San Diego

Short Term Rental Rules Still a Long Term Battle

Update: Council President Myrtle Cole has since postponed the hearing to an unspecified later date. 

A showdown over short-term vacation rentals is headed for San Diego's City Council.

City planners will offer a range of three ordinances – with legal questions surrounding another one proposed by four of nine Council members.

Community activists say the practice is detrimental to quiet, clean and even safe neighborhoods.

Market studies are showing it's quite an economic engine for renters and businesses.

"In total, short-term rentals generate more than $500 million a year in economic activity in the city," said market analyst Alan Nevin. "And this is money that stays here in the city and supports local jobs."

But the battle – which has been underway for more than two years -- raises issues of property rights versus concerns about "mini-hotels."
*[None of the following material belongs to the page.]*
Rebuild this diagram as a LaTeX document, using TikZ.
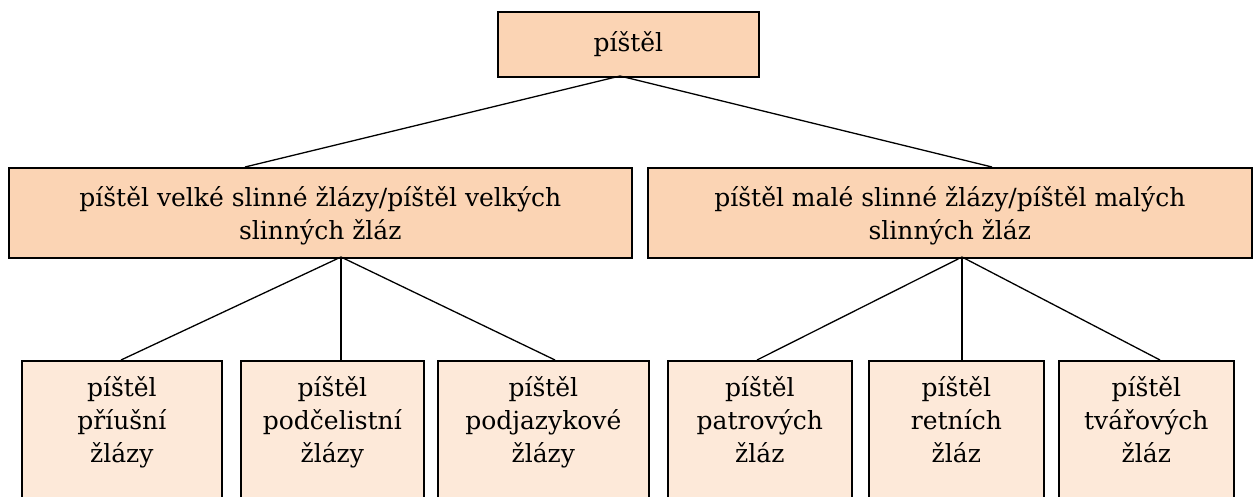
\documentclass[tikz,border=0pt]{standalone}
\usepackage{fontspec}
\setmainfont{DejaVu Serif}
\definecolor{peach}{HTML}{FBD4B4}
\definecolor{lightpeach}{HTML}{FDE9D9}
\tikzset{
  box/.style={draw=black, line width=1.7pt, inner sep=0pt, anchor=north west},
  upper/.style={box, fill=peach},
  lower/.style={box, fill=lightpeach},
  txt/.style={align=center, inner sep=0pt, font=\fontsize{25}{33}\selectfont},
  conn/.style={line width=1.3pt}
}
\begin{document}
\begin{tikzpicture}[x=1pt,y=-1pt]
\useasboundingbox (0,0) rectangle (1253,496);
\begin{scope}
\clip (0,0) rectangle (1253,496);
% top box
\node[upper, minimum width=261pt, minimum height=65pt] (top) at (497,11) {};
\node[txt] (ttop) at (top.center) {píštěl};
% middle boxes
\node[upper, minimum width=623pt, minimum height=90pt] (midL) at (8,167) {};
\node[txt] (tmidL) at ([yshift=-3pt]midL.center) {píštěl velké slinné žlázy/píštěl velkých\\slinných žláz};
\node[upper, minimum width=604pt, minimum height=90pt] (midR) at (647,167) {};
\node[txt] (tmidR) at ([yshift=-3pt]midR.center) {píštěl malé slinné žlázy/píštěl malých\\slinných žláz};
% bottom boxes
\node[lower, minimum width=200pt, minimum height=160pt] (b1) at (21,360) {};
\node[lower, minimum width=183pt, minimum height=160pt] (b2) at (240,360) {};
\node[lower, minimum width=211pt, minimum height=160pt] (b3) at (437,360) {};
\node[lower, minimum width=184pt, minimum height=160pt] (b4) at (667,360) {};
\node[lower, minimum width=175pt, minimum height=160pt] (b5) at (868,360) {};
\node[lower, minimum width=175pt, minimum height=160pt] (b6) at (1058,360) {};
\node[txt, anchor=north] (tb1) at ([yshift=-16pt]b1.north) {píštěl\\příušní\\žlázy};
\node[txt, anchor=north] (tb2) at ([yshift=-16pt]b2.north) {píštěl\\podčelistní\\žlázy};
\node[txt, anchor=north] (tb3) at ([yshift=-16pt]b3.north) {píštěl\\podjazykové\\žlázy};
\node[txt, anchor=north] (tb4) at ([yshift=-16pt]b4.north) {píštěl\\patrových\\žláz};
\node[txt, anchor=north] (tb5) at ([yshift=-16pt]b5.north) {píštěl\\retních\\žláz};
\node[txt, anchor=north] (tb6) at ([yshift=-16pt]b6.north) {píštěl\\tvářových\\žláz};
\end{scope}
% connector points
\coordinate (tj) at (620,76);
\coordinate (mLin) at (245,167);
\coordinate (mRin) at (992,167);
\coordinate (lj) at (341,257);
\coordinate (rj) at (962,257);
\coordinate (b1in) at (121,360);
\coordinate (b2in) at (341,360);
\coordinate (b3in) at (555,360);
\coordinate (b4in) at (757,360);
\coordinate (b5in) at (962,360);
\coordinate (b6in) at (1160,360);
\draw[conn] (tj) -- (mLin);
\draw[conn] (tj) -- (mRin);
\draw[conn] (lj) -- (b1in);
\draw[conn] (lj) -- (b2in);
\draw[conn] (lj) -- (b3in);
\draw[conn] (rj) -- (b4in);
\draw[conn] (rj) -- (b5in);
\draw[conn] (rj) -- (b6in);
\end{tikzpicture}
\end{document}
The proposal that observers think is most likely to reach a consensus has been questioned on several fronts by City Attorney Mara Elliott.

Examples include fees for enforcing affordable rental regulations, and capping rentals to keep investors from driving the market with so-called "mini-hotels".

One Council member would limit rentals to entire primary residences, for up to 90 days a year.

Four Council members suggest allowing short-term rentals of up to three properties, with a three-night minimum stay in coastal areas.

Rental activists say it's essential that police or city enforcement officers be delegated to handle noise, trash, and parking problems.

"There's nothing out there that's ever proven that a short-term renter is a bad neighbor and a long-term renter or owner is a bad neighbor," said La Jolla resident Jonah Mechanic. "In fact, on the contrary, I'm sure all of us have had experiences of living next to bad neighbors that are owners or long-term renters."

The regulations go before the City Council for review on Monday. A final decision is not expected.

Meantime, the Del Mar City Council has approved rental rules with a seven-day minimum stay for up to 28 days a year in residentially zoned areas.